### Source excerpt:

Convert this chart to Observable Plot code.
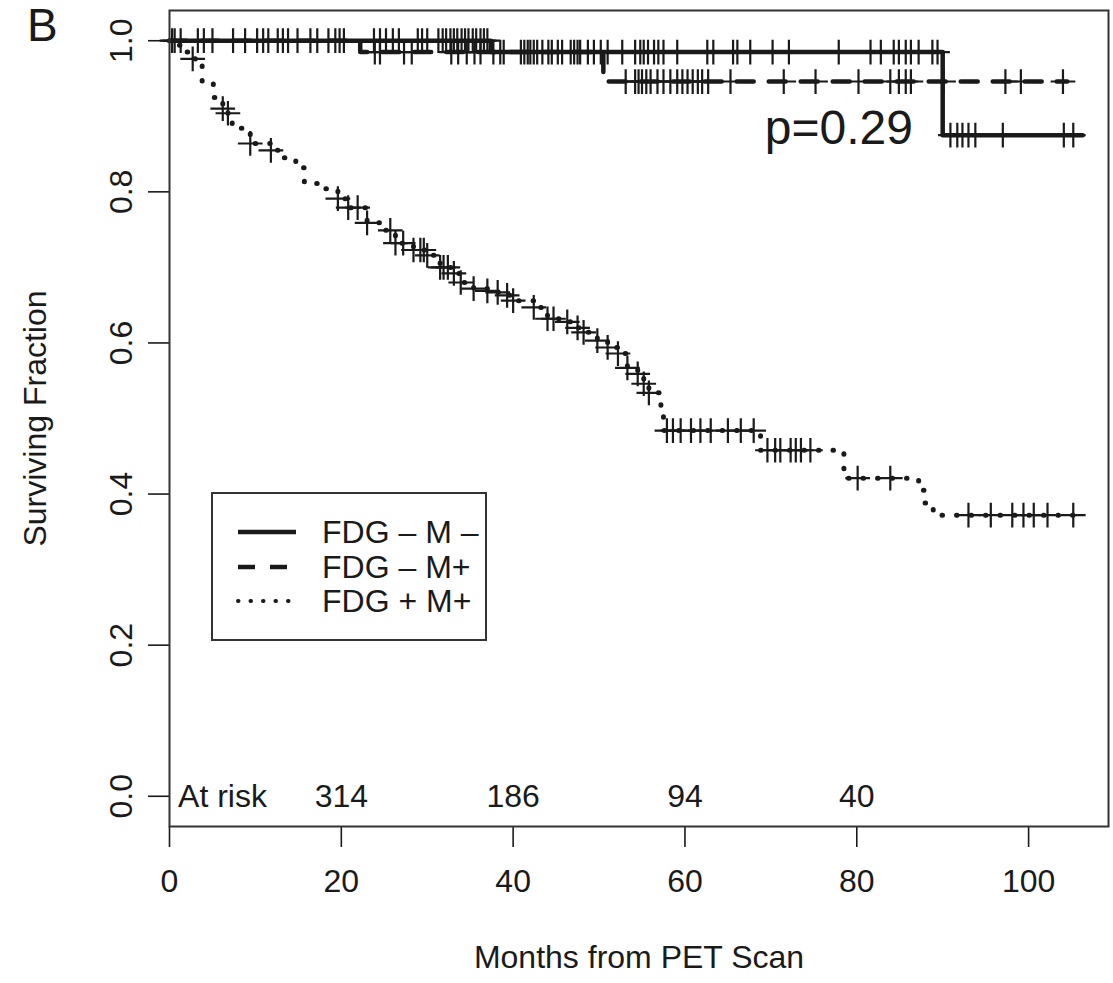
<!DOCTYPE html>
<html>
<head>
<meta charset="utf-8">
<script src="https://cdn.jsdelivr.net/npm/d3@7"></script>
<script src="https://cdn.jsdelivr.net/npm/@observablehq/plot@0.6"></script>
<style>
  body { margin: 0; background: #fff; }
  #wrap { position: relative; width: 1113px; height: 983px; font-family: "Liberation Sans", Arial, Helvetica, sans-serif; color: #1a1a1a; overflow: hidden; }
  #panel { position: absolute; left: 27px; top: 2px; font-size: 46px; line-height: 1; }
  #legend { position: absolute; left: 210px; top: 491px; overflow: visible; }
  #chart { position: absolute; left: 0; top: 0; }
</style>
</head>
<body>
<div id="wrap">
  <div id="chart"></div>
  <div id="panel">B</div>
  <svg id="legend" width="300" height="152"></svg>
</div>
<script>
// ---- Data ----
const xTicks = [0, 20, 40, 60, 80, 100];
const yTicks = [0.0, 0.2, 0.4, 0.6, 0.8, 1.0];

const groupNames = ["FDG \u2013 M \u2013", "FDG \u2013 M+", "FDG + M+"];

// FDG – M – (solid)
const solidTimes = [0, 37.4, 90.0, 106.3];
const solidSurv  = [1.0, 0.985, 0.875, 0.875];
const solidCensor = [0.3, 0.6, 1.3, 3.3, 4.0, 5.0, 7.4, 8.8, 10.2, 10.9, 11.5, 12.6, 13.2, 13.8, 14.9, 16.4, 17.2, 18.5, 19.3, 19.8, 20.3,
  23.8, 24.5, 25.2, 26.0, 26.7, 28.9, 29.4, 30.0, 31.3, 31.8, 32.2, 32.7, 33.1, 33.5, 34.0, 34.4, 34.8, 35.3, 35.7, 36.2, 36.6, 37.0,
  37.7, 38.5, 38.9, 40.9, 41.3, 41.7, 42.0, 42.4, 42.8, 43.4, 44.1, 44.5, 45.2, 45.7, 46.7, 47.1, 47.5, 47.8, 48.7, 49.4, 50.2, 51.0,
  52.7, 54.2, 54.8, 55.2, 55.7, 56.4, 56.9, 57.5, 59.1, 62.6, 63.3, 65.6, 66.1, 67.6, 70.2, 72.1, 77.9, 81.6, 82.8, 84.3, 84.9, 85.7,
  86.3, 87.2, 88.8, 89.4, 90.9, 91.7, 92.3, 93.0, 93.8, 97.0, 104.1, 105.2];

// FDG – M+ (dashed)
const dashTimes = [0, 22.2, 50.5, 104.5];
const dashSurv  = [1.0, 0.985, 0.946, 0.946];
const dashCensor = [23.9, 24.5, 27.3, 28.2, 32.8, 33.6, 34.6, 35.5, 36.2, 53.1, 54.2, 54.6, 55.0, 55.5, 56.0, 56.8, 57.5, 58.3, 59.1,
  59.7, 60.3, 60.9, 61.5, 62.0, 62.7, 65.3, 71.5, 75.2, 80.2, 83.9, 84.9, 85.7, 86.3, 90.1, 97.3, 99.1, 104.0];

// FDG + M+ (dotted)
const dotTimes = [0, 0.7, 1.5, 2.7, 3.0, 3.8, 5.1, 6.2, 6.8, 7.3, 9.4, 11.8, 12.9, 14.7, 15.7, 17.9, 19.6, 20.8, 23.0, 24.9, 26.3,
  28.4, 30.0, 31.5, 33.1, 33.9, 35.4, 37.0, 38.2, 39.3, 40.0, 42.4, 44.0, 45.5, 47.5, 48.2, 49.8, 51.0, 52.2, 53.3, 54.5, 55.2, 55.8,
  57.2, 57.5, 68.8, 78.5, 87.2, 87.9, 88.9, 106.4];
const dotSurv = [1.0, 0.994, 0.985, 0.976, 0.967, 0.945, 0.925, 0.910, 0.904, 0.884, 0.864, 0.855, 0.845, 0.832, 0.811, 0.804, 0.791,
  0.779, 0.759, 0.749, 0.732, 0.723, 0.716, 0.700, 0.692, 0.680, 0.672, 0.669, 0.667, 0.663, 0.656, 0.647, 0.632, 0.628, 0.620, 0.614,
  0.603, 0.594, 0.586, 0.567, 0.559, 0.546, 0.534, 0.513, 0.484, 0.458, 0.421, 0.405, 0.388, 0.372, 0.372];
const dotCensor = [2.7, 6.2, 6.8, 9.4, 11.8, 19.6, 20.8, 21.9, 23.0, 25.7, 26.3, 27.2, 28.4, 29.2, 29.6, 30.0, 31.5, 31.9, 32.4, 33.1,
  33.9, 35.4, 37.0, 38.2, 39.3, 40.0, 42.4, 44.0, 44.7, 46.3, 47.5, 48.2, 49.8, 51.0, 52.2, 53.3, 54.5, 55.2, 55.8, 57.9, 58.6, 59.5,
  60.7, 61.8, 63.0, 65.0, 66.5, 68.0, 69.6, 70.5, 71.1, 72.3, 72.9, 73.5, 74.6, 80.1, 83.9, 93.0, 95.6, 98.1, 99.4, 100.6, 102.2, 105.2];

const atRiskTimes  = [20, 40, 60, 80];
const atRiskCounts = [314, 186, 94, 40];
const pValueText = "p=0.29";

// ---- Build tables ----
const steps = (T, S) => T.map((t, i) => ({t, s: S[i]}));
const survAt = (T, S) => t => { let v = S[0]; for (let i = 0; i < T.length; i++) { if (T[i] <= t) v = S[i]; } return v; };
const cens = (C, T, S) => { const f = survAt(T, S); return C.map(t => ({t, s: f(t)})); };

const solid = steps(solidTimes, solidSurv);
const dashed = steps(dashTimes, dashSurv);
const dotted = steps(dotTimes, dotSurv);
const censAll = [
  ...cens(solidCensor, solidTimes, solidSurv),
  ...cens(dashCensor, dashTimes, dashSurv),
  ...cens(dotCensor, dotTimes, dotSurv)
];
const atRisk = atRiskTimes.map((t, i) => ({t, n: atRiskCounts[i]}));

const ink = "#1a1a1a";
const FONT = "'Liberation Sans', Arial, Helvetica, sans-serif";

const chart = Plot.plot({
  width: 1113,
  height: 983,
  marginLeft: 169,
  marginRight: 5,
  marginTop: 10,
  marginBottom: 157,
  x: {domain: [0, 109.3]},
  y: {domain: [-0.04, 1.04]},
  style: {fontFamily: FONT, fontSize: "32px", color: ink, background: "white", overflow: "visible"},
  marks: [
    Plot.axisX({ticks: xTicks, tickSize: 21, tickPadding: 22, tickFormat: d => String(d), label: null, strokeWidth: 1.6, fontSize: 32}),
    Plot.axisY({ticks: yTicks, tickSize: 21, tickFormat: () => "", label: null, strokeWidth: 1.6}),
    Plot.text(yTicks, {y: d => d, frameAnchor: "left", dx: -48, rotate: -90, text: d => d.toFixed(1), textAnchor: "middle", lineAnchor: "middle", fontSize: 32, fill: ink}),
    Plot.text(["Surviving Fraction"], {frameAnchor: "left", dx: -134, rotate: -90, textAnchor: "middle", lineAnchor: "middle", fontSize: 32, fill: ink}),
    Plot.text(["Months from PET Scan"], {frameAnchor: "bottom", dy: 131, textAnchor: "middle", lineAnchor: "middle", fontSize: 32, fill: ink}),
    Plot.line(solid, {x: "t", y: "s", curve: "step-after", stroke: ink, strokeWidth: 4.5}),
    Plot.line(dashed, {x: "t", y: "s", curve: "step-after", stroke: ink, strokeWidth: 4.5, strokeDasharray: "17,15"}),
    Plot.line(dotted, {x: "t", y: "s", curve: "step-after", stroke: ink, strokeWidth: 5, strokeLinecap: "round", strokeDasharray: "0.5,14"}),
    Plot.dot(censAll, {x: "t", y: "s", symbol: "plus", r: 8, stroke: ink, strokeWidth: 2.2}),
    Plot.text(atRisk, {x: "t", y: 0, text: d => String(d.n), textAnchor: "middle", lineAnchor: "middle", fontSize: 32, fill: ink}),
    Plot.text(["At risk"], {x: 1, y: 0, textAnchor: "start", lineAnchor: "middle", fontSize: 32, fill: ink}),
    Plot.text([pValueText], {x: 69.3, y: 0.883, textAnchor: "start", lineAnchor: "middle", fontSize: 48, fill: ink}),
    Plot.frame({stroke: "#333", strokeWidth: 2})
  ]
});
document.getElementById("chart").appendChild(chart);

// ---- Legend ----
const lg = d3.select("#legend");
lg.append("rect").attr("x", 2).attr("y", 2).attr("width", 274).attr("height", 147)
  .attr("fill", "white").attr("stroke", "#333").attr("stroke-width", 2);
const dashes = [null, "17,15", "0.5,12"];
const caps = ["butt", "butt", "round"];
const widths = [4.5, 4.5, 4];
const rowY = [41, 76, 110];
groupNames.forEach((name, i) => {
  lg.append("line").attr("x1", 28).attr("x2", 86).attr("y1", rowY[i]).attr("y2", rowY[i])
    .attr("stroke", ink).attr("stroke-width", widths[i]).attr("stroke-linecap", caps[i]).attr("stroke-dasharray", dashes[i]);
  lg.append("text").attr("x", 112).attr("y", rowY[i]).attr("dy", "0.35em")
    .attr("font-family", FONT).attr("font-size", 32).attr("fill", ink).text(name);
});
</script>
</body>
</html>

### What to work on:
Display every line of the listing that contains the string "chart".

### In response:
Convert this chart to Observable Plot code.
  #chart { position: absolute; left: 0; top: 0; }
  <div id="chart"></div>
const chart = Plot.plot({
document.getElementById("chart").appendChild(chart);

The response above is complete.